7. PTR Record (Reverse DNS)

The PTR record maps an IP address back to a domain name. Many email servers check reverse DNS to confirm that the sending mail server is legitimate. If the PTR record is missing or incorrect, emails may be marked as spam or rejected.

Example:

				
					192.168.1.10 → mail.example.com
				
			

8. CNAME Record (Optional)

The CNAME record creates an alias for another domain name. In email systems it is sometimes used for services like SMTP, IMAP, or webmail.

Example:

				
					smtp.example.com   CNAME   mail.example.com
				
			

Summary:
To run a complete email service, the main DNS records required are:

  • MX – Defines mail server
  • A / AAAA – Maps mail server to IP address
  • SPF (TXT) – Prevents spoofing
  • DKIM (TXT) – Email signature verification
  • DMARC (TXT) – Email security policy
  • PTR – Reverse DNS verification
  • CNAME – Mail service alias (optional)

World Wide DNS Root Servers

1. What are DNS Root Servers
DNS Root Servers are the top-level servers in the Domain Name System (DNS) hierarchy. They are responsible for directing DNS queries to the correct Top-Level Domain (TLD) servers such as .com, .org, .net, .edu, and country domains. When a user types a website name like Facebook.com, the DNS process begins by contacting a root server to find where the .com DNS servers are located.

2. Number of Root Servers in the World
There are 13 logical DNS Root Servers in the world. These servers are identified by letters from A to M (A.root-servers.net to M.root-servers.net).
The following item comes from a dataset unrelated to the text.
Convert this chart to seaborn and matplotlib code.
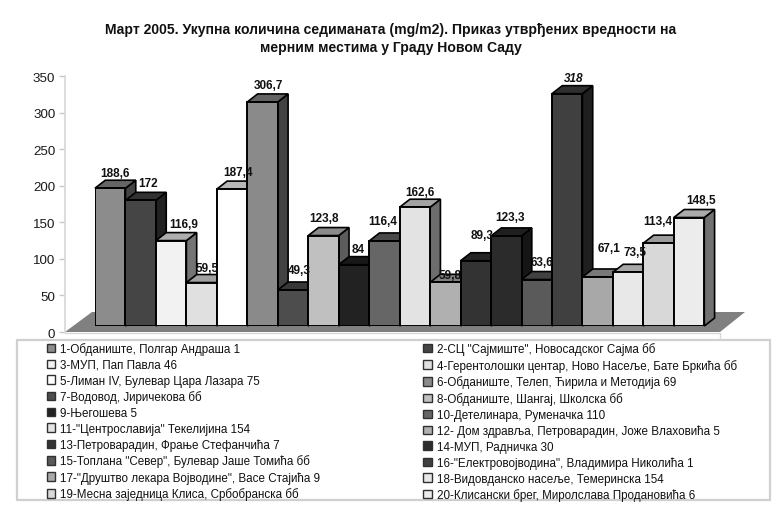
import numpy as np
import seaborn as sns
import matplotlib.pyplot as plt
from matplotlib.patches import Patch, Polygon, Rectangle
from matplotlib.colors import to_rgb

stations = ['1-Обданиште, Полгар Андраша 1', '2-СЦ "Сајмиште", Новосадског Сајма бб',
            '3-МУП, Пап Павла 46', '4-Герентолошки центар, Ново Насеље, Бате Бркића бб',
            '5-Лиман IV, Булевар Цара Лазара 75', '6-Обданиште, Телеп, Ћирила и Методија 69',
            '7-Водовод, Јиричекова бб', '8-Обданиште, Шангај, Школска бб',
            '9-Његошева 5', '10-Детелинара, Руменачка 110',
            '11-"Центрославија" Текелијина 154', '12- Дом здравља, Петроварадин, Јоже Влаховића 5',
            '13-Петроварадин, Фрање Стефанчића 7', '14-МУП, Радничка 30',
            '15-Топлана "Север", Булевар Јаше Томића бб', '16-"Електровојводина", Владимира Николића 1',
            '17-"Друштво лекара Војводине", Васе Стајића 9', '18-Видовданско насеље, Темеринска 154',
            '19-Месна заједница Клиса, Србобранска бб', '20-Клисански брег, Миролслава Продановића 6']
values = [188.6, 172, 116.9, 59.5, 187.4, 306.7, 49.3, 123.8, 84, 116.4,
          162.6, 59.8, 89.3, 123.3, 63.6, 318, 67.1, 73.5, 113.4, 148.5]
value_labels = ['188,6', '172', '116,9', '59,5', '187,4', '306,7', '49,3', '123,8', '84', '116,4',
                '162,6', '59,8', '89,3', '123,3', '63,6', '318', '67,1', '73,5', '113,4', '148,5']
colors = ['#8c8c8c', '#454545', '#f2f2f2', '#e0e0e0', '#ffffff', '#8a8a8a', '#4d4d4d', '#c0c0c0',
          '#222222', '#666666', '#e3e3e3', '#b0b0b0', '#333333', '#2b2b2b', '#5a5a5a', '#404040',
          '#a8a8a8', '#e8e8e8', '#d8d8d8', '#ececec']
yticks = [0, 50, 100, 150, 200, 250, 300, 350]

# label offsets from the top middle of each bar, in pixels
label_dx = [5, 7, 13, 6, 6, 6, 6, 1, 4, -2, 5, 5, 6, 4, 5, 6, 11, 7, -1, 12]
label_dy = [15, 17, 17, 15, 17, 17, 20, 18, 16, 20, 15, 7, 26, 19, 18, 16, 29, 20, 22, 18]

W, H = 780, 510

def box(left, top, right, bottom):
    return [left / W, 1 - bottom / H, (right - left) / W, (bottom - top) / H]

sns.set_theme(style='white')
plt.rcParams['font.family'] = ['Liberation Sans', 'DejaVu Sans']
fig = plt.figure(figsize=(7.8, 5.1), dpi=100)

# whole figure in pixels, for floor and legend frame
bg = fig.add_axes([0, 0, 1, 1])
bg.set_xlim(0, W)
bg.set_ylim(H, 0)
bg.axis('off')
bg.add_patch(Polygon([(65, 333), (92, 313), (745, 313), (720, 333)], fc='#808080', ec='none'))
bg.plot([65, 720, 720], [334, 334, 340], color='#d8d8d8', lw=1)
bg.add_patch(Rectangle((17, 341), 753, 160, fc='white', ec='#d0d0d0', lw=1.6))

# value axis
ax0 = fig.add_axes(box(65, 77, 720, 333))
ax0.patch.set_alpha(0)
ax0.set_ylim(0, 350)
ax0.set_xticks([])
ax0.set_yticks(yticks)
ax0.tick_params(axis='y', length=4, width=1, color='#c8c8c8', labelsize=9.6, pad=3,
                labelcolor='#1a1a1a', left=True)
sns.despine(ax=ax0, bottom=True)
ax0.spines['left'].set_color('#d8d8d8')

# bars sit a bit in front of the value axis
ax = fig.add_axes(box(95, 71.3, 704.3, 327))
ax.patch.set_alpha(0)
sns.barplot(x=stations, y=values, hue=stations, palette=colors, width=1, saturation=1,
            edgecolor='black', linewidth=1.4, legend=False, ax=ax)
ax.set_xlim(-0.5, 19.5)
ax.set_ylim(0, 350)
ax.axis('off')

depth_x = 10.3 / 30.46
depth_y = 8 / (255.7 / 350)
for bar, col, txt, dx, dy in zip(ax.patches, colors, value_labels, label_dx, label_dy):
    x0, w, h = bar.get_x(), bar.get_width(), bar.get_height()
    rgb = np.array(to_rgb(col))
    ax.add_patch(Polygon([(x0 + w, 0), (x0 + w + depth_x, depth_y), (x0 + w + depth_x, h + depth_y), (x0 + w, h)],
                         fc=rgb * 0.48, ec='black', lw=1.2, zorder=3, clip_on=False))
    ax.add_patch(Polygon([(x0, h), (x0 + depth_x, h + depth_y), (x0 + w + depth_x, h + depth_y), (x0 + w, h)],
                         fc=rgb * 0.72, ec='black', lw=1.2, zorder=3, clip_on=False))
    bar.set_zorder(4)
    ax.annotate(txt, (x0 + w / 2, h), xytext=(dx, dy), textcoords='offset pixels', ha='center', va='center',
                fontsize=8.5, fontweight='bold', color='#111111', zorder=6,
                fontstyle='italic' if txt == '318' else 'normal', annotation_clip=False)

fig.text(391 / W, 1 - 30 / H, 'Март 2005. Укупна количина седиманата (mg/m2). Приказ утврђених вредности на',
         ha='center', va='center', fontsize=10.1, fontweight='bold', color='#111111')
fig.text(391 / W, 1 - 48 / H, 'мерним местима у Граду Новом Саду',
         ha='center', va='center', fontsize=10.1, fontweight='bold', color='#111111')

handles = [Patch(fc=c, ec='#303030', lw=1) for c in colors]
order = list(range(0, 20, 2)) + list(range(1, 20, 2))
bg.legend([handles[i] for i in order], [stations[i] for i in order], ncols=2,
          loc='upper left', bbox_to_anchor=(38 / W, 1 - 334.5 / H), bbox_transform=fig.transFigure,
          frameon=False, fontsize=8.35, handlelength=0.75, handleheight=0.75, handletextpad=0.4,
          labelspacing=0.32, columnspacing=8.9, borderpad=0.25, labelcolor='#111111')

plt.savefig('out.png', dpi=100)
Although the system has only 13 root server identities, they are copied and distributed in many locations worldwide using Anycast technology to improve speed, reliability, and security.

Logical Root Servers

There are 13 main root DNS servers:

  • A.root-servers.net
  • B.root-servers.net
  • C.root-servers.net
  • D.root-servers.net
  • E.root-servers.net
  • F.root-servers.net
  • G.root-servers.net
  • H.root-servers.net
  • I.root-servers.net
  • J.root-servers.net
  • K.root-servers.net
  • L.root-servers.net
  • M.root-servers.net

These are managed by 12 different organizations worldwide.

Physical Root Server Instances

Although there are 13 logical root servers, they are replicated many times around the world using Anycast technology.

  • 1700+ physical root server instances
  • Located in many countries and data centers worldwide

There are 13 logical DNS root servers (A–M) that form the top of the global DNS hierarchy. Each root server is operated by a different organization and originally located in specific cities.


1. A Root Server (A.root-servers.net)
The A root server is operated by Verisign and its primary location is Dulles. It is one of the most important root servers and helps direct DNS queries to the correct top-level domain servers.


2. B Root Server (B.root-servers.net)
The B root server is managed by the University of Southern California Information Sciences Institute and is located in Los Angeles.


3. C Root Server (C.root-servers.net)
The C root server is operated by Cogent Communications and its main location is Herndon.


4. D Root Server (D.root-servers.net)
The D root server is operated by the University of Maryland and is located in College Park.


5. E Root Server (E.root-servers.net)
The E root server is operated by NASA Ames Research Center and is located in Mountain View.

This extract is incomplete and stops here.